Lilo Boo Hoo
No lover, no friends, no career…what’s the solution?
Call up Us Weekly.
Lindsay Lohan is now officially lower than Heidi Montag and Spencer Pratt, admitting to getting dumped on the cover of a tabloid, crying about having no friends…
I AM SO ALONE.
This is what she’s telling Janice Min – that she’s in “absolute hell” after getting dumped by Samantha Ronson, and that last Friday was the “worst night of my life” when she was banned from a Ronson party and spent the night staying at the Chateau Marmont one floor above the Ronson family.
That was also the night that Nicole Richie walked by her and made a face “uck”, refusing to engage, and Drea De Matteo snarled “Come at me bitch”…

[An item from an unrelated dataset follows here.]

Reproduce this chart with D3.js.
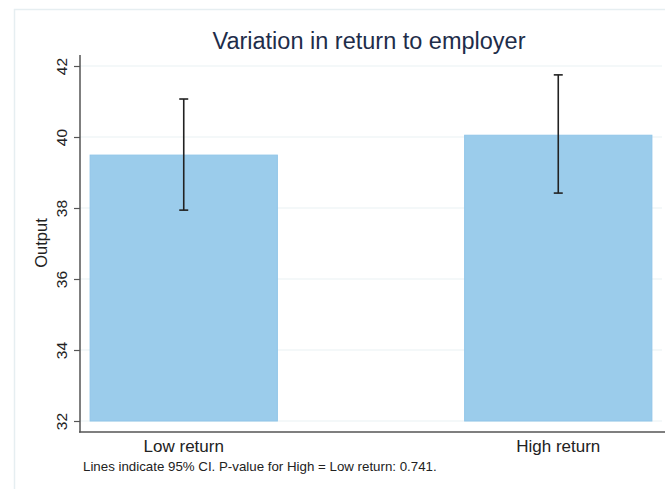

In other words: Everyone hates Lilo.
But, as you would expect, she says she did nothing wrong:
"Everyone's turned on me. I'm a f--king 22-year-old girl who's in love. I felt like I was in Mean Girls, but worse: Mean Girls was a movie. I'm not a bad person and this is what happens. I was raised to treat people well, and I'm so tired of this drama."
Again the victim. Always the victim. Never accountable, never at fault. She wept and raged and railed through her interview with US Weekly hoping for sympathy and still the magazine reports that friends think she needs to be “institutionalised” and that she’s running out of cash.
Is she sad smut?
She volunteered herself onto the cover of Us Weekly. Through the heartache she is loving and LIVING FOR the attention. She’s also LIVING AT THE CHATEAU MARMONT. This is not a home. It’s not even a hotel. The Chateau Marmont is a party den. Party circuit ground zero. And she needs to be there.
Don’t cry for Lindsay Lohan. She went jewellery shopping yesterday with her old hag sister. Does she look like she needs you to cry for her?